The surrounding communication text, graphics, music, and video—should all build the case for taking the action. Repeating the call to action several times in visually appealing and different ways helps, such as bold text links as well as buttons. By making it easier to complete the action, you improve response rates. "Click here" works better than expecting people to print a form, find their check book, get an envelope and stamp, and post the letter containing a donation.

Reinforcing your brand

Whether you are aware of it or not, everything your organization does while interacting with the world contributes to its reputation. Do people trust that your research is solid, come to you for innovative policy suggestions, or refer volunteers to you? Are they worried you'll waste their donations on administration? Can they count on you to get media attention for the issue? Are they uncomfortable with your approach because it is too confrontational or too cozy with the villains? Your brand is the sum of all these perceptions.
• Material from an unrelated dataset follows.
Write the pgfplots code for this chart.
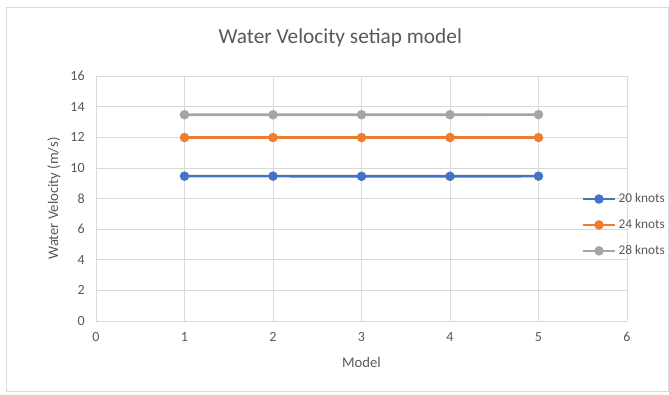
\documentclass[border=0pt]{standalone}
\usepackage{pgfplots}
\pgfplotsset{compat=1.18}
\usepackage{fontspec}
\setmainfont{Carlito}
\definecolor{cblue}{HTML}{4472C4}
\definecolor{corange}{HTML}{ED7D31}
\definecolor{cgray}{HTML}{A5A5A5}
\definecolor{txt}{HTML}{595959}
\definecolor{grd}{HTML}{D9D9D9}
\begin{document}
\begin{tikzpicture}[x=0.75pt,y=0.75pt]
\path[use as bounding box] (-96,-74) rectangle (573,321);
\draw[grd,line width=0.75pt] (-89,-71) rectangle (572,313);
\begin{axis}[
  at={(0,0)}, anchor=south west,
  scale only axis, width=398.25pt, height=183.75pt,
  xmin=0, xmax=6, ymin=0, ymax=16,
  xtick={0,...,6}, ytick={0,2,...,16},
  grid=major, major grid style={grd, line width=0.5pt},
  axis line style={grd}, axis x line*=bottom, axis y line*=left,
  x axis line style={-}, y axis line style={draw=none},
  tick style={draw=none},
  tick label style={font=\fontsize{10.5}{12}\selectfont, text=txt},
  xticklabel style={yshift=-5pt},
  yticklabel style={xshift=-5pt},
  /pgf/number format/assume math mode=true,
  xlabel={Model}, ylabel={Water Velocity (m/s)},
  every axis x label/.style={at={(axis description cs:0.5,0)}, anchor=center, yshift=-31pt,
    font=\fontsize{11}{13}\selectfont, text=txt},
  every axis y label/.style={at={(axis description cs:-0.079,0.5)}, anchor=center, rotate=90,
    font=\fontsize{11}{13}\selectfont, text=txt},
  title={Water Velocity setiap model},
  title style={font=\fontsize{16}{18}\selectfont, text=txt, at={(0.46,1)}, yshift=12pt},
  legend style={at={(0.915,0.392)}, anchor=west, draw=none, fill=none, inner sep=0pt,
    font=\fontsize{10}{12}\selectfont, text=txt, row sep=7pt},
  legend cell align=left,
  legend image code/.code={%
    \draw[mark repeat=2,mark phase=2] plot coordinates {(0cm,0cm) (0.41cm,0cm) (0.82cm,0cm)};},
  every axis plot/.append style={line width=2pt, mark=*, mark size=2.5pt},
]
\addplot[cblue, mark options={fill=cblue}] coordinates {(1,9.46) (2,9.46) (3,9.45) (4,9.45) (5,9.46)};
\addlegendentry{20 knots}
\addplot[corange, mark options={fill=corange}] coordinates {(1,11.98) (2,11.98) (3,11.98) (4,11.98) (5,11.98)};
\addlegendentry{24 knots}
\addplot[cgray, mark options={fill=cgray}] coordinates {(1,13.47) (2,13.47) (3,13.47) (4,13.47) (5,13.48)};
\addlegendentry{28 knots}
\end{axis}
\end{tikzpicture}
\end{document}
While knowing how you are perceived is one part of the story, the more important part is what is yet to happen. How does your organization want to be thought of? Could changing the organization's brand improve how well it achieves its goals? Would a sunnier, more playful visual identity help? A grittier, low-cost one? What about a more conservative, slicker one?

Communication activities are an important part of your brand. More people will typically receive bulk or broadcast communications than will interact directly with your organization through the programs and services you offer.

Everyone communicating with constituents on behalf of your organization should understand how their work fits into achieving the objectives of the organization. That way, they'll be able to strike the right tone in the messages, words, images, colors, and style they use. Communicating with constituents through CiviCRM, either one-on-one or in a broadcast manner, should always be done in a way that is intune with your organization's overall brand and visual identity.